In the implementation of their international obligations, European and EU states have devised sophisticated asylum systems based on complex procedural tools. In some cases, tools are designed and used for the purpose of avoiding responsibility for refugees, because they allow claims to be dismissed as inadmissible before looking at the substance of the claim. The recent EU-Turkey deal and the European Commission’s proposal for harmonised asylum procedures under an Asylum Procedures Regulation, for instance, revolve around concepts such as “safe third country” and “first country of asylum”. A report launched today documents the limited and fragmented application of admissibility and safe country concepts in 20 European countries.
“The latest reform of the Common European Asylum System brings the concepts of admissibility, responsibility and safety to the forefront of European asylum procedures, by introducing an obligation on Member States to deem applications inadmissible on the basis of ‘first country of asylum’ and ‘safe third country’ grounds”, says Minos Mouzourakis, AIDA Coordinator. “Yet such a move seems ill-fitted in the absence of evidence-based knowledge on the use and interpretation of these concepts throughout the continent.”
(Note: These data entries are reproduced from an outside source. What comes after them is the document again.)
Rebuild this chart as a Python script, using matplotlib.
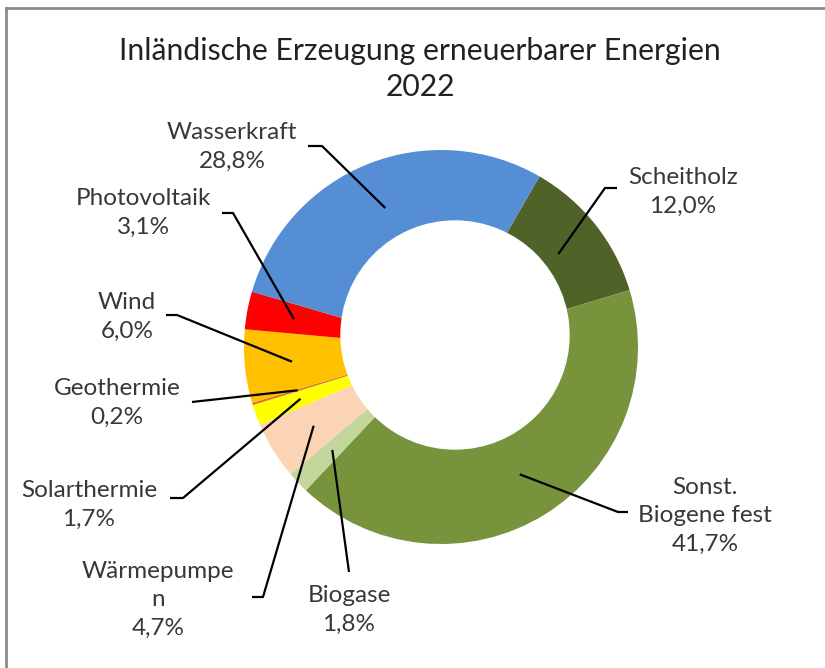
import matplotlib.pyplot as plt
import numpy as np
from matplotlib.patches import Circle
from matplotlib.lines import Line2D

plt.rcParams['font.family'] = ['Lato', 'DejaVu Sans']

# Daten (Anteile in %), im Uhrzeigersinn ab Scheitholz
names = ['Scheitholz', 'Sonst.\nBiogene fest', 'Biogase', 'Wärmepumpe\nn',
         'Solarthermie', 'Geothermie', 'Wind', 'Photovoltaik', 'Wasserkraft']
shares = [12.0, 41.7, 1.8, 4.7, 1.7, 0.2, 6.0, 3.1, 28.8]
colors = ['#4F6228', '#77933C', '#C3D69B', '#FBD4B6', '#FFFF00',
          '#D9782D', '#FFC000', '#FF0000', '#558ED5']

# Layout in Bildpixeln (Mitte Torte 441/347, Radius 197)
W, H = 825, 668
CX, CY, R = 441, 347, 197

def px(x, y):
    return (x - CX) / R, (CY - y) / R

# Label-Mittelpunkt und Knickpunkte der Führungslinien (Pixel)
label_pos = [(683, 192), (705, 516), (349, 610), (158, 600), (89, 505),
             (117, 403), (127, 317), (143, 213), (232, 147)]
leader_pts = [[(617, 188), (605, 188)],
              [(628, 512), (618, 512)],
              [(349, 572)],
              [(252, 597), (263, 597)],
              [(170, 498), (183, 498)],
              [(192, 402)],
              [(166, 315), (177, 315)],
              [(222, 213), (233, 213)],
              [(308, 146), (322, 146)]]

fig = plt.figure(figsize=(W / 100, H / 100), dpi=100)
ax = fig.add_axes([0, 0, 1, 1])

start = 60
wedges, _ = ax.pie(shares, colors=colors, startangle=start, counterclock=False,
                   radius=1.0, wedgeprops=dict(linewidth=0))

# Loch (leicht nach oben rechts versetzt wie im Original)
hx, hy = px(455, 335)
ax.add_patch(Circle((hx, hy), 114 / R, color='white', zorder=3))

total = sum(shares)
cum = np.cumsum([0] + shares[:-1])
for i, name in enumerate(names):
    mid = start - (cum[i] + shares[i] / 2) / total * 360
    ex, ey = 0.76 * np.cos(np.radians(mid)), 0.76 * np.sin(np.radians(mid))
    pts = [px(*p) for p in leader_pts[i]] + [(ex, ey)]
    xs, ys = zip(*pts)
    ax.plot(xs, ys, color='black', lw=1.6, zorder=4, solid_capstyle='butt')
    lx, ly = px(*label_pos[i])
    pct = f'{shares[i]:.1f}%'.replace('.', ',')
    ax.text(lx, ly, f'{name}\n{pct}',
            ha='center', va='center', fontsize=17.5, color='#383838',
            linespacing=1.45, zorder=5)

tx, ty = px(420, 69)
ax.text(tx, ty, 'Inländische Erzeugung erneuerbarer Energien\n2022',
        ha='center', va='center', fontsize=21.7, color='#222222', linespacing=1.38)

ax.set_xlim(-CX / R, (W - CX) / R)
ax.set_ylim((CY - H) / R, CY / R)
ax.set_aspect('equal', adjustable='box')
ax.axis('off')

# Rahmen des Diagrammbereichs (links und oben sichtbar)
fig.add_artist(Line2D([6 / W, 6 / W], [0, 1 - 8 / H], transform=fig.transFigure,
                      color='#8C8C8C', lw=2))
fig.add_artist(Line2D([6 / W, 1], [1 - 8 / H, 1 - 8 / H], transform=fig.transFigure,
                      color='#8C8C8C', lw=2))

fig.savefig('out.png', dpi=100, facecolor='white')
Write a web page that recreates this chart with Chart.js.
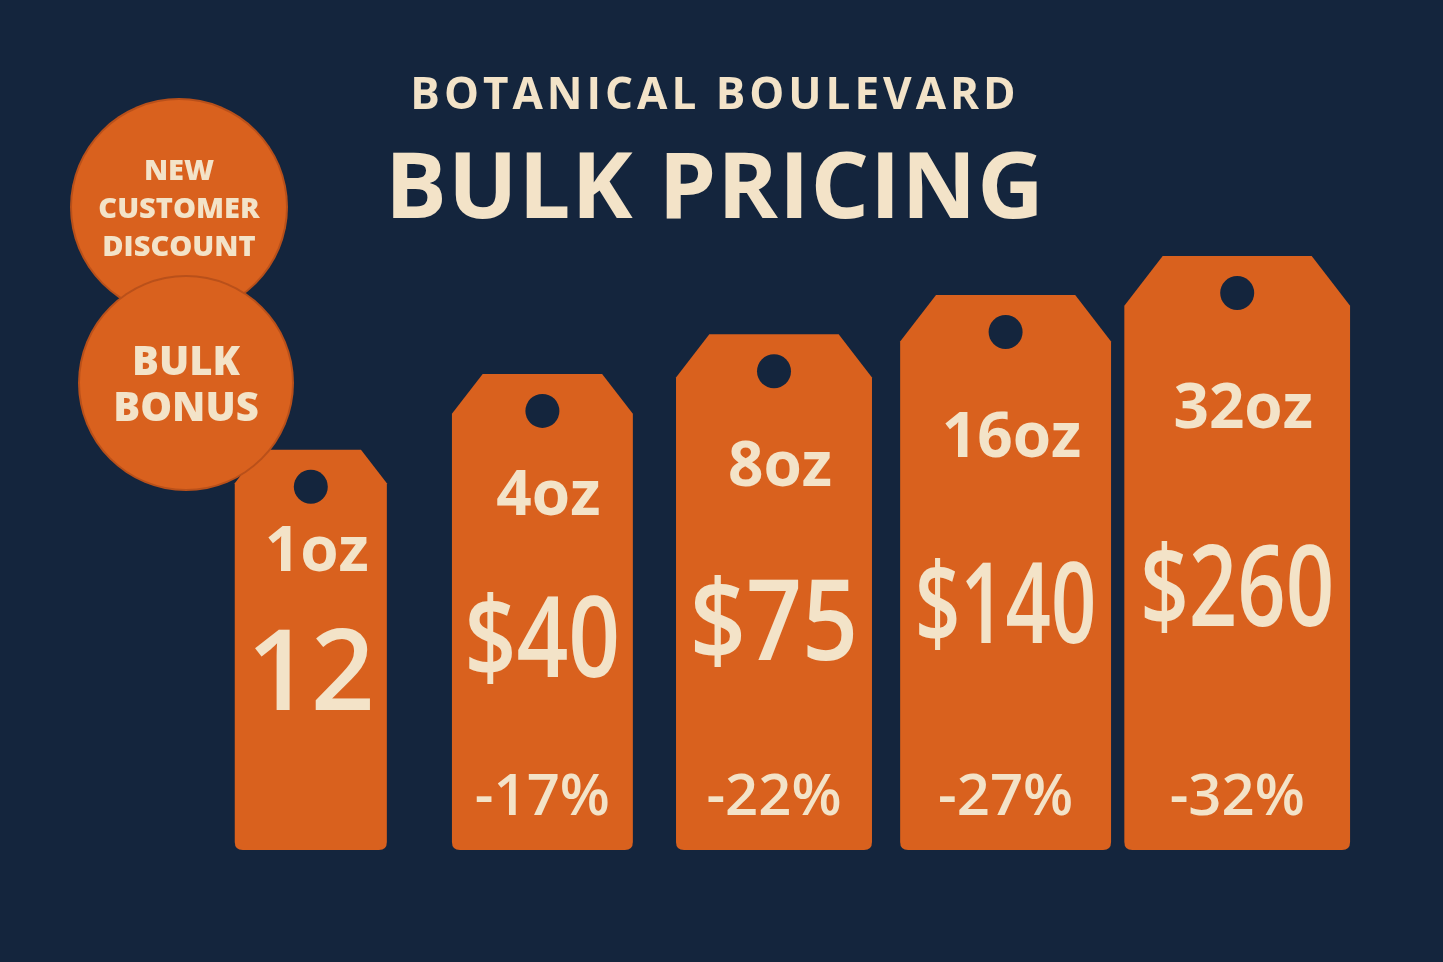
<!DOCTYPE html>
<html>
<head>
<meta charset="utf-8">
<script src="https://cdn.jsdelivr.net/npm/chart.js@4.4.0/dist/chart.umd.min.js"></script>
<style>
body{margin:0;background:#14253d;width:1443px;height:962px;overflow:hidden;position:relative;font-family:"Open Sans",sans-serif}
#wrap{position:absolute;left:0;top:0;width:1443px;height:962px}
.t1{position:absolute;left:0;width:1430px;top:62px;text-align:center;color:#f3e3c8;font:700 44px "Open Sans";letter-spacing:4px}
.t2{position:absolute;left:0;width:1430px;top:120px;text-align:center;color:#f3e3c8;font:700 92px "Open Sans";letter-spacing:1px}
.badge{position:absolute;border-radius:50%;background:#d9611e;color:#f3e3c8;display:flex;align-items:center;justify-content:center;text-align:center;font-weight:800;box-shadow:0 0 0 2px #b9501a}
</style>
</head>
<body>
<div id="wrap"><canvas id="c" width="1443" height="962"></canvas></div>
<div class="t1">BOTANICAL BOULEVARD</div>
<div class="t2">BULK PRICING</div>
<div class="badge" style="left:72px;top:100px;width:214px;height:214px;font-size:29px;line-height:38px">NEW<br>CUSTOMER<br>DISCOUNT</div>
<div class="badge" style="left:80px;top:277px;width:212px;height:212px;font-size:40px;line-height:46px">BULK<br>BONUS</div>
<script>
const sizes = ["1oz","4oz","8oz","16oz","32oz"]
const prices = [12,40,75,140,260]
const priceLabels = ["12","$40","$75","$140","$260"]
const discounts = ["","-17%","-22%","-27%","-32%"]

const orange="#d9611e", cream="#f3e3c8", bg="#14253d"

const tagPlugin={
  id:"tags",
  afterDatasetsDraw(chart){
    const ctx=chart.ctx
    const meta=chart.getDatasetMeta(0)
    meta.data.forEach((bar,i)=>{
      const top=bar.y, bottom=bar.base, h=bottom-top
      const w=h*0.38, x=bar.x, l=x-w/2, r=x+w/2, ch=w*0.17, rr=8
      ctx.save()
      ctx.fillStyle=orange
      ctx.beginPath()
      ctx.moveTo(l+ch,top)
      ctx.lineTo(r-ch,top)
      ctx.lineTo(r,top+ch*1.3)
      ctx.lineTo(r,bottom-rr)
      ctx.quadraticCurveTo(r,bottom,r-rr,bottom)
      ctx.lineTo(l+rr,bottom)
      ctx.quadraticCurveTo(l,bottom,l,bottom-rr)
      ctx.lineTo(l,top+ch*1.3)
      ctx.closePath()
      ctx.fill()
      // hole
      ctx.fillStyle=bg
      ctx.beginPath()
      ctx.arc(x,top+37,17,0,Math.PI*2)
      ctx.fill()
      ctx.fillStyle=cream
      ctx.textAlign="center"
      ctx.textBaseline="middle"
      ctx.font="700 62px 'Open Sans'"
      ctx.fillText(sizes[i],x+6,top+h*0.26)
      ctx.font="600 112px 'Open Sans'"
      ctx.fillText(priceLabels[i],x,top+h*0.57,w*0.86)
      ctx.font="600 58px 'Open Sans'"
      ctx.fillText(discounts[i],x,bottom-52,w*0.9)
      ctx.restore()
    })
  }
}

new Chart(document.getElementById("c"),{
  type:"bar",
  data:{labels:sizes,datasets:[{data:prices,backgroundColor:"rgba(0,0,0,0)",barPercentage:0.9,categoryPercentage:1}]},
  options:{
    responsive:false,animation:false,
    layout:{padding:{left:195,right:90,top:100,bottom:112}},
    plugins:{legend:{display:false},tooltip:{enabled:false}},
    scales:{
      x:{display:false},
      y:{type:"logarithmic",min:0.0209,max:3090,display:false}
    }
  },
  plugins:[tagPlugin]
})
</script>
</body>
</html>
The recent introduction of broad lists of “safe third countries” in countries such as Hungary, as well as the pressure placed on Greece to apply the concept following the EU-Turkey deal, run counter to practice in countries with longer-entrenched safe country concepts in asylum procedures. Countries with longer experience, and often judicial guidance, in the application of the “safe third country” concept have clarified that an asylum seeker cannot be considered to have a “sufficient connection” with a third country merely on the basis of transit or short stay.
The report also discusses the implementation of the Dublin Regulation and the emergency relocation scheme, two instruments regulating the allocation of asylum responsibility within the EU. As far as relocation is concerned, despite extremely slow rates of implementation in Europe, countries such as France and Portugal have designed processes for the swift processing of claims by persons relocated to their territory and their allocation to the different regions where applicants will be accommodated.